The judge ordered the U.S. Fish and Wildlife Service to perform a status review of the eagles to determine whether they deserve the special protection.

Under the order, the birds cannot be removed from the list until a finding is made.

The information gathered on Thursday by Arizona Game and Fish will be part of that research.

After lowering the birds to the ground, McCarty stayed in the nest, gathering information on their diet.

There was a skunk tail, some duck remains, fish bones and rabbit fur.

The diversity of the diet was a good indication that these are healthy birds.

On the ground, Kenneth Jacobson, head of the bald-eagle management program for Game and Fish, started to measure the birds and place metal bands on their legs.

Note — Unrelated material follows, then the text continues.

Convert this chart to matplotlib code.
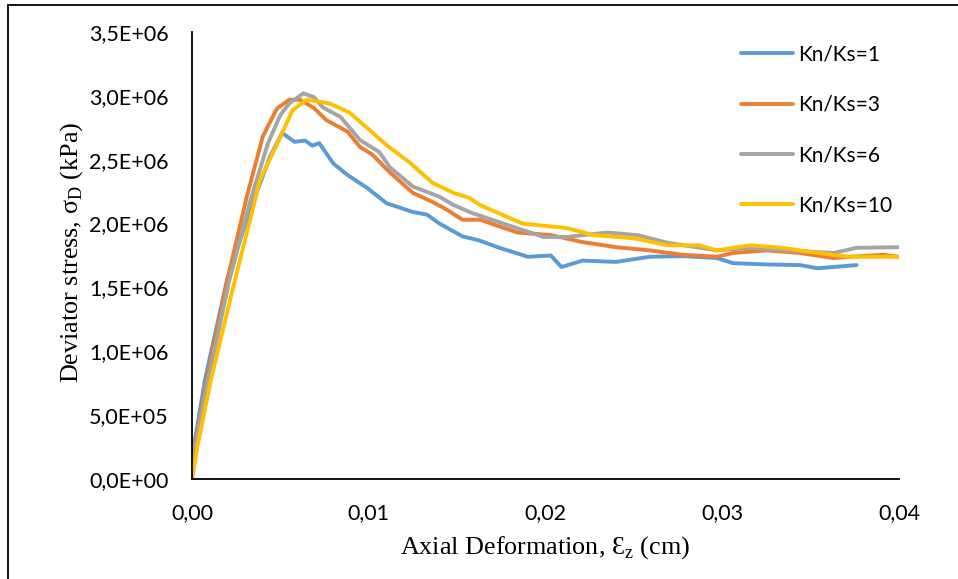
import matplotlib
matplotlib.use("Agg")
import matplotlib.pyplot as plt
from matplotlib.ticker import FuncFormatter, MultipleLocator
from matplotlib.patches import Rectangle

# Kn/Ks = 1
x_kn1 = [0, 0.0001, 0.00074, 0.002, 0.0032, 0.0044, 0.0051, 0.0058, 0.0064, 0.0068,
         0.0072, 0.0080, 0.0088, 0.0099, 0.0110, 0.0125, 0.0133, 0.0140, 0.0153, 0.0162,
         0.0174, 0.0190, 0.0203, 0.0209, 0.0221, 0.0240, 0.0259, 0.0278, 0.0297, 0.0306,
         0.0325, 0.0344, 0.0354, 0.0376]
y_kn1 = [0, 0.25e6, 0.78e6, 1.57e6, 2.07e6, 2.52e6, 2.71e6, 2.64e6, 2.65e6, 2.61e6,
         2.63e6, 2.47e6, 2.38e6, 2.28e6, 2.16e6, 2.09e6, 2.07e6, 2.00e6, 1.90e6, 1.87e6,
         1.81e6, 1.74e6, 1.75e6, 1.66e6, 1.71e6, 1.70e6, 1.74e6, 1.745e6, 1.73e6, 1.69e6,
         1.68e6, 1.675e6, 1.65e6, 1.675e6]

# Kn/Ks = 3
x_kn3 = [0, 0.0001, 0.00085, 0.002, 0.0031, 0.0040, 0.0048, 0.0055, 0.0061, 0.0069,
         0.0076, 0.0088, 0.0095, 0.0102, 0.0112, 0.0125, 0.0136, 0.0144, 0.0153, 0.0163,
         0.0184, 0.0203, 0.0221, 0.0240, 0.0259, 0.0278, 0.0297, 0.0306, 0.0325, 0.0344,
         0.0363, 0.0372, 0.0391, 0.0400]
y_kn3 = [0, 0.22e6, 0.78e6, 1.56e6, 2.21e6, 2.68e6, 2.90e6, 2.97e6, 2.97e6, 2.905e6,
         2.81e6, 2.72e6, 2.60e6, 2.54e6, 2.40e6, 2.24e6, 2.17e6, 2.11e6, 2.03e6, 2.03e6,
         1.93e6, 1.91e6, 1.855e6, 1.815e6, 1.79e6, 1.755e6, 1.74e6, 1.77e6, 1.79e6, 1.77e6,
         1.73e6, 1.74e6, 1.755e6, 1.74e6]

# Kn/Ks = 6
x_kn6 = [0, 0.0001, 0.0009, 0.0021, 0.0033, 0.0043, 0.0050, 0.0055, 0.0063, 0.0069,
         0.0074, 0.0084, 0.0095, 0.0106, 0.0112, 0.0125, 0.0140, 0.0148, 0.0159, 0.0174,
         0.0199, 0.0212, 0.0235, 0.0252, 0.0269, 0.0297, 0.0316, 0.0334, 0.0363, 0.0376,
         0.0400]
y_kn6 = [0, 0.2e6, 0.76e6, 1.55e6, 2.18e6, 2.63e6, 2.85e6, 2.94e6, 3.02e6, 2.99e6,
         2.91e6, 2.835e6, 2.655e6, 2.56e6, 2.44e6, 2.29e6, 2.21e6, 2.145e6, 2.08e6, 2.01e6,
         1.895e6, 1.895e6, 1.93e6, 1.91e6, 1.85e6, 1.79e6, 1.81e6, 1.79e6, 1.77e6, 1.81e6,
         1.815e6]

# Kn/Ks = 10
x_kn10 = [0, 0.0003, 0.00107, 0.00243, 0.00385, 0.0050, 0.0057, 0.0065, 0.0078, 0.0089,
          0.0099, 0.0110, 0.0123, 0.0136, 0.0148, 0.0157, 0.0163, 0.0187, 0.0212, 0.0227,
          0.0250, 0.0269, 0.0287, 0.0297, 0.0316, 0.0334, 0.0354, 0.0372, 0.0400]
y_kn10 = [0, 0.25e6, 0.775e6, 1.558e6, 2.34e6, 2.68e6, 2.89e6, 2.97e6, 2.94e6, 2.87e6,
          2.75e6, 2.615e6, 2.48e6, 2.32e6, 2.24e6, 2.20e6, 2.145e6, 2.0e6, 1.965e6, 1.91e6,
          1.885e6, 1.83e6, 1.83e6, 1.79e6, 1.83e6, 1.81e6, 1.77e6, 1.74e6, 1.74e6]

labels = ["Kn/Ks=1", "Kn/Ks=3", "Kn/Ks=6", "Kn/Ks=10"]
colors = ["#5B9BD5", "#ED7D31", "#A5A5A5", "#FFC000"]

fig = plt.figure(figsize=(9.58, 5.79), dpi=100)
ax = fig.add_axes([192 / 958, 1 - 479 / 579, 707 / 958, 447 / 579])

series = [(x_kn1, y_kn1), (x_kn3, y_kn3), (x_kn6, y_kn6), (x_kn10, y_kn10)]
for (xs, ys), lab, c in zip(series, labels, colors):
    ax.plot(xs, ys, color=c, lw=2.8, label=lab, solid_capstyle="round")

ax.set_xlim(0, 0.04)
ax.set_ylim(0, 3.5e6)
ax.xaxis.set_major_locator(MultipleLocator(0.01))
ax.yaxis.set_major_locator(MultipleLocator(5e5))
ax.xaxis.set_major_formatter(FuncFormatter(lambda v, p: f"{v:.2f}".replace(".", ",")))
ax.yaxis.set_major_formatter(FuncFormatter(lambda v, p: f"{v:.1E}".replace(".", ",")))
ax.tick_params(length=0, labelsize=15.5)
ax.tick_params(axis="y", pad=17)
ax.tick_params(axis="x", pad=17)
for lbl in ax.get_xticklabels() + ax.get_yticklabels():
    lbl.set_family("Lato")

for s in ["top", "right"]:
    ax.spines[s].set_visible(False)
for s in ["left", "bottom"]:
    ax.spines[s].set_linewidth(1.3)
    ax.spines[s].set_color("black")

serif = ["Liberation Serif", "DejaVu Serif"]
fig.text(72 / 958, 1 - 252 / 579, r"Deviator stress, σ$_\mathregular{D}$ (kPa)",
         rotation=90, ha="center", va="center", fontsize=18.8, family=serif)
fig.text(545 / 958, 1 - 548 / 579, r"Axial Deformation, Ɛ$_\mathregular{z}$ (cm)",
         ha="center", va="center", fontsize=18.8, family=serif)

leg = ax.legend(loc="upper left", bbox_to_anchor=(530 / 707, 1 + 6 / 447), frameon=False,
                handlelength=2.5, handletextpad=0.25, labelspacing=1.45,
                prop={"family": "Lato", "size": 15})

# outer frame of the chart area
fig.patches.append(Rectangle((8 / 958, -0.1), 1.2, 1 - 5 / 579 + 0.1, transform=fig.transFigure,
                             fill=False, edgecolor="black", lw=1.3))

fig.savefig("out.png", dpi=100)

Each was a male, and each weighed about 6 pounds, 13 ounces.

The birds will not have the distinctive white feathers on their heads and tails until they are about 5 years old.

During the measuring and weighing, the hoods kept the animals calm and docile. They appeared to be in an almost trancelike state.

“The brains are pretty much run by their optic nerves,” Jacobson said. “You shut off the lights, he pretty much shuts down.”

The metal band markings, 23/U for the first and 23/V for the second, will identify the eagles. Scientists with high-powered lenses will track their movement in the years ahead.

Arizona Game and Fish will share this information with the U.S. Fish and Wildlife Service.

The position of the state agency is that desert-nesting bald eagle deserves special protection.

There are just 50 breeding pairs of the eagles in the state.

“We do believe it deserves distinct population segment,” Jacobsen said. “It does deserve special protection. It’s such a magnificent bird.”